Harari’s claim that has drawn the most media attention is that we may be on the cusp of an era of super- (or possibly sub-) humans, with newspapers running such sensationalistic headlines as “Humans ‘will become God-like cyborgs within 200 years’” and “The age of the cyborg has begun.” He seems to believe that the “Singularity” is a certainty; that some “Dr. Frankenstein” will likely create “something truly superior to us, something that will look at us as condescendingly as we look at the Neanderthals.” But here again there are practical and technical obstacles that Harari overlooks. As Steven Pinker, of all people, has recently pointed out, most features of organisms, including senescence, are built deep into their genomic structure. If there were easy fixes to mortality and many other conditions, they would have been low-hanging fruit for natural selection, which will always prevail in the long run over the kind of “intelligent design” Harari envisions us undertaking in the near future.

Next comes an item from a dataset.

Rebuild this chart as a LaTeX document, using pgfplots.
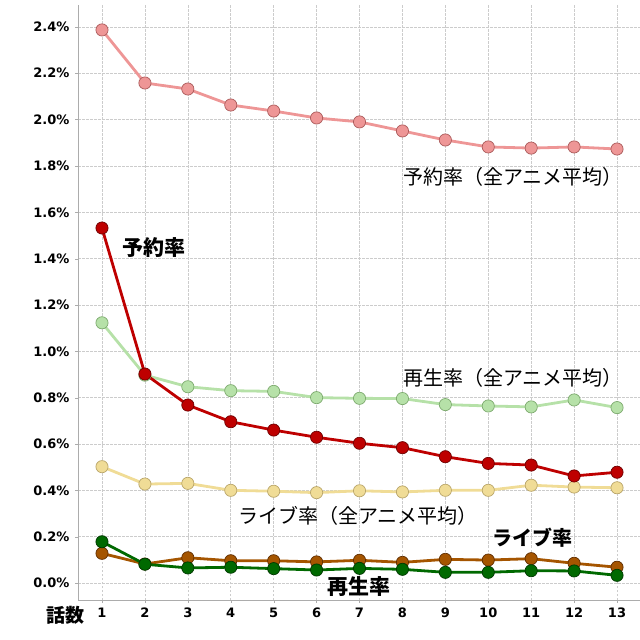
\documentclass[border=0pt]{standalone}
\usepackage{fontspec}
\setmainfont{DejaVu Sans}
\newfontfamily\jp{Noto Sans CJK JP}
\usepackage{pgfplots}
\pgfplotsset{compat=1.18}

\definecolor{avgres}{RGB}{238,150,150}
\definecolor{avgresedge}{RGB}{170,90,90}
\definecolor{res}{RGB}{190,0,0}
\definecolor{resedge}{RGB}{110,0,0}
\definecolor{avgplay}{RGB}{182,225,168}
\definecolor{avgplayedge}{RGB}{125,170,110}
\definecolor{avglive}{RGB}{240,220,150}
\definecolor{avgliveedge}{RGB}{185,165,105}
\definecolor{live}{RGB}{165,85,0}
\definecolor{liveedge}{RGB}{95,45,0}
\definecolor{play}{RGB}{0,105,0}
\definecolor{playedge}{RGB}{0,55,0}

\begin{document}
\begin{tikzpicture}
\useasboundingbox (0,0) rectangle (640pt,640pt);
\begin{axis}[
  at={(78pt,40pt)}, anchor=south west,
  scale only axis,
  width=562pt, height=595pt,
  xmin=0.441, xmax=13.535,
  ymin=-0.0734, ymax=2.4946,
  xtick={1,...,13},
  ytick={0,0.2,...,2.41},
  yticklabel={\pgfmathprintnumber[fixed,fixed zerofill,precision=1]{\tick}\%},
  /pgf/number format/assume math mode=true,
  ticklabel style={font=\fontsize{13}{15}\selectfont\bfseries},
  xticklabel style={yshift=-1pt},
  yticklabel style={xshift=-2pt},
  axis x line*=bottom, axis y line*=left,
  axis line style={-, gray!65, line width=0.8pt},
  tick align=outside, major tick length=3pt,
  tick style={gray!65},
  grid=major,
  major grid style={gray!40, dash pattern=on 2.5pt off 1.5pt, line width=0.6pt},
  clip=false,
  every axis plot/.append style={line width=2.8pt, mark=*, mark size=6.1pt},
]
% averages across all anime
\addplot[avgres, mark options={fill=avgres, draw=avgresedge, line width=0.7pt}] coordinates {
(1,2.387) (2,2.158) (3,2.132) (4,2.063) (5,2.037) (6,2.007) (7,1.990)
(8,1.951) (9,1.912) (10,1.882) (11,1.877) (12,1.882) (13,1.873)};
\addplot[avgplay, mark options={fill=avgplay, draw=avgplayedge, line width=0.7pt}] coordinates {
(1,1.123) (2,0.897) (3,0.847) (4,0.830) (5,0.827) (6,0.800) (7,0.797)
(8,0.796) (9,0.770) (10,0.764) (11,0.760) (12,0.790) (13,0.757)};
\addplot[avglive, mark options={fill=avglive, draw=avgliveedge, line width=0.7pt}] coordinates {
(1,0.502) (2,0.427) (3,0.430) (4,0.400) (5,0.396) (6,0.390) (7,0.398)
(8,0.393) (9,0.400) (10,0.400) (11,0.422) (12,0.414) (13,0.411)};
% this title
\addplot[res, mark options={fill=res, draw=resedge, line width=0.7pt}] coordinates {
(1,1.532) (2,0.902) (3,0.768) (4,0.696) (5,0.660) (6,0.629) (7,0.603)
(8,0.584) (9,0.545) (10,0.516) (11,0.509) (12,0.462) (13,0.478)};
\addplot[live, mark options={fill=live, draw=liveedge, line width=0.7pt}] coordinates {
(1,0.128) (2,0.082) (3,0.109) (4,0.096) (5,0.096) (6,0.091) (7,0.098)
(8,0.089) (9,0.102) (10,0.099) (11,0.105) (12,0.085) (13,0.068)};
\addplot[play, mark options={fill=play, draw=playedge, line width=0.7pt}] coordinates {
(1,0.178) (2,0.081) (3,0.065) (4,0.068) (5,0.062) (6,0.056) (7,0.063)
(8,0.059) (9,0.046) (10,0.046) (11,0.053) (12,0.052) (13,0.033)};

\node[anchor=west, inner sep=0, font=\jp\fontsize{20}{22}\selectfont] at (axis cs:8.01,1.752) {予約率（全アニメ平均）};
\node[anchor=west, inner sep=0, font=\jp\fontsize{20}{22}\selectfont] at (axis cs:8.01,0.885) {再生率（全アニメ平均）};
\node[anchor=west, inner sep=0, font=\jp\fontsize{20}{22}\selectfont] at (axis cs:4.17,0.289) {ライブ率（全アニメ平均）};
\node[anchor=west, inner sep=0, font=\jp\bfseries\fontsize{21}{23}\selectfont] at (axis cs:1.466,1.446) {予約率};
\node[anchor=west, inner sep=0, font=\jp\bfseries\fontsize{20}{22}\selectfont] at (axis cs:10.09,0.194) {ライブ率};
\node[anchor=west, inner sep=0, font=\jp\bfseries\fontsize{21}{23}\selectfont] at (axis cs:6.24,-0.017) {再生率};
\node[inner sep=0, font=\jp\bfseries\fontsize{19}{21}\selectfont] at (axis cs:0.161,-0.138) {話数};
\end{axis}
\end{tikzpicture}
\end{document}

Harari tends to think that it’s onward and upward for the modern project to master nature through technology, though he doubts whether the trajectory is really “upward” in the sense of involving genuine improvement in the human condition. But it may be that the golden age of technological progress has already passed. As Peter Thiel and others have observed, the development of new technology has arguably slowed in recent decades, a fact disguised by the dissemination of old technology in the form of consumer goods like personal computers and smart phones.

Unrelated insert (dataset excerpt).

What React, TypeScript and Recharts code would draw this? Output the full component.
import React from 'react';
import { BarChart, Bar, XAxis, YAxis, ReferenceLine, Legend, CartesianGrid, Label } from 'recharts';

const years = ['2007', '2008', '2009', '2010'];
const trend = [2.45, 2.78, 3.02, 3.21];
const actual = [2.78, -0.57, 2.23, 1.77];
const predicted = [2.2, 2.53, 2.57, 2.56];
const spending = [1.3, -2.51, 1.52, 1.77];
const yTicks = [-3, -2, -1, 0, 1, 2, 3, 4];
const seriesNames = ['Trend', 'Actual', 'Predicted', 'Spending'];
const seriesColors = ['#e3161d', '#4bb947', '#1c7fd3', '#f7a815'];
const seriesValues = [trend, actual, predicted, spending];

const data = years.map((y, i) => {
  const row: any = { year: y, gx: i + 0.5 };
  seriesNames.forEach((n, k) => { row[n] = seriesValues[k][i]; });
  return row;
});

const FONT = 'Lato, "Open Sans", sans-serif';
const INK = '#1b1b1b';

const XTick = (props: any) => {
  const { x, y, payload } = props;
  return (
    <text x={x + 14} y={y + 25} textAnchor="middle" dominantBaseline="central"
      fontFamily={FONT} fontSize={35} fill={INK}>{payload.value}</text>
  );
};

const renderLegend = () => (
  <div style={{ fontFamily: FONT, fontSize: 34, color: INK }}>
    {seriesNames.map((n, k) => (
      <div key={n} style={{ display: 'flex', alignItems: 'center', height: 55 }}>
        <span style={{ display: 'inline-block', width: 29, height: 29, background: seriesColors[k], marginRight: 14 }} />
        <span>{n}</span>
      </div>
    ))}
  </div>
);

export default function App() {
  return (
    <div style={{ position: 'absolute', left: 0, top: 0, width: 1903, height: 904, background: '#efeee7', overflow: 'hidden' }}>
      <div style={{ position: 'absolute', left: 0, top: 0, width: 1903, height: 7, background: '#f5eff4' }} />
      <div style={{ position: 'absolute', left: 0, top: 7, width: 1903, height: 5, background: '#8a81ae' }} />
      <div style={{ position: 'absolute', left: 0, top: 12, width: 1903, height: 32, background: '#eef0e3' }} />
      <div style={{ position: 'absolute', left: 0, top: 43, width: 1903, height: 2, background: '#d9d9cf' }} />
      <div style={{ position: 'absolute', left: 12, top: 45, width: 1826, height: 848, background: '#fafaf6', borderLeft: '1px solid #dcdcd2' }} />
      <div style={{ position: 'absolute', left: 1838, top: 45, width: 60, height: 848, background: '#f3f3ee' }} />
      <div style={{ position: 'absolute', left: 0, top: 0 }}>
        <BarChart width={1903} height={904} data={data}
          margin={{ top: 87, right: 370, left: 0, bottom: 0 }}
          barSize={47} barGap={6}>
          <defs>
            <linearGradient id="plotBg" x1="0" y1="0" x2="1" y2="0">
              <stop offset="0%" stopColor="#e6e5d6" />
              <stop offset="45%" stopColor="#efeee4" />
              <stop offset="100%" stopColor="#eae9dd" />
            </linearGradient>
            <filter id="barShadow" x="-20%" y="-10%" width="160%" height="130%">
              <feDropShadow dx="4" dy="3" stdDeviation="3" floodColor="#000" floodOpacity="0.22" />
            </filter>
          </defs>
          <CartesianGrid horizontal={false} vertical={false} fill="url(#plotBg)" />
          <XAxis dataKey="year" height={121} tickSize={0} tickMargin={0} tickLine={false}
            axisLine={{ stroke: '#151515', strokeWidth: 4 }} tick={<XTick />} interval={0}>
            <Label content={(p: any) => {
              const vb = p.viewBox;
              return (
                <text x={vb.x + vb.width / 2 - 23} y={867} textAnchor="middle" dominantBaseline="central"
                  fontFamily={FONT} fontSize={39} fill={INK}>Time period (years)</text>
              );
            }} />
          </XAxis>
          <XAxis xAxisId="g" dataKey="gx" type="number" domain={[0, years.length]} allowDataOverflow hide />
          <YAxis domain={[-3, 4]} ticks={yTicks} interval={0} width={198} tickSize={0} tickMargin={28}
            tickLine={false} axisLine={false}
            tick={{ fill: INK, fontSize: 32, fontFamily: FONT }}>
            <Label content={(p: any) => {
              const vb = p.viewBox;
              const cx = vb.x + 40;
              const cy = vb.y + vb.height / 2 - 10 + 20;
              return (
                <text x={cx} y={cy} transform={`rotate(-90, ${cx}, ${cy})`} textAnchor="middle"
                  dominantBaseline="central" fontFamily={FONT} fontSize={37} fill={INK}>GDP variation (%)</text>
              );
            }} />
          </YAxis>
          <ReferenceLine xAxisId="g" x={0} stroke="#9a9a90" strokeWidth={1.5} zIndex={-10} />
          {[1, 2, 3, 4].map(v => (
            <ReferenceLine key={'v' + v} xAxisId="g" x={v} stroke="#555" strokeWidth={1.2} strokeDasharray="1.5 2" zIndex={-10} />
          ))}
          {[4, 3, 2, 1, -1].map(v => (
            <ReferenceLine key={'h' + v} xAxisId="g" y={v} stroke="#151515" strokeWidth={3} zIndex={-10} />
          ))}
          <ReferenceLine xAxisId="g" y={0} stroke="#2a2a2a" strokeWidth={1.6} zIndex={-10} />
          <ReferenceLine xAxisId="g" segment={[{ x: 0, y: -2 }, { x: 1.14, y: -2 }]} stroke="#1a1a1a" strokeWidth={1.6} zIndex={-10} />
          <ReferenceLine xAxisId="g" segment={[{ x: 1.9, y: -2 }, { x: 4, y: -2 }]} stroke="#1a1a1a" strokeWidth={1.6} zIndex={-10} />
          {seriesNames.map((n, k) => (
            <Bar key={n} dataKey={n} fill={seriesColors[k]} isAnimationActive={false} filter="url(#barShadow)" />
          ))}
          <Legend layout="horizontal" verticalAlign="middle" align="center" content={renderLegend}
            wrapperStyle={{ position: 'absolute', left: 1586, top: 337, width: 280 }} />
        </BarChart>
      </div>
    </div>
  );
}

Still, Harari is right to suggest that scientific advancement potentially threatens much of what we now hold dear, including our humanity as we traditionally understand it. He is also right to point out that questions about the moral character of scientific experimentation always meet with the response that it is being done to “cure diseases and save human lives.” Harari says that “nobody can argue with” such a response. He is right, up to a point: given the value that modern societies put on health, it can be very difficult to question research conducted in the name of medicine. But arguments can still be made against some forms of experimentation and “enhancement.” One could also point out that science itself provides no reason to save human lives or care about curing diseases, whereas moral principles do. One might also ask whether physical health and longevity are the highest goods.
But Sapiens provides us with no resources for answering questions about the moral implications of scientific and technological change. A commitment to a reductionist, mechanistic view of Homo sapiens may give us some insight into some of the aspects of our past most tied to our material nature. But Harari’s view of culture and of ethical norms as fundamentally fictional makes impossible any coherent moral framework for thinking about and shaping our future. And it asks us to pretend that we are not what we know ourselves to be — thinking and feeling subjects, moral agents with free will, and social beings whose culture builds upon the facts of the physical world but is not limited to them.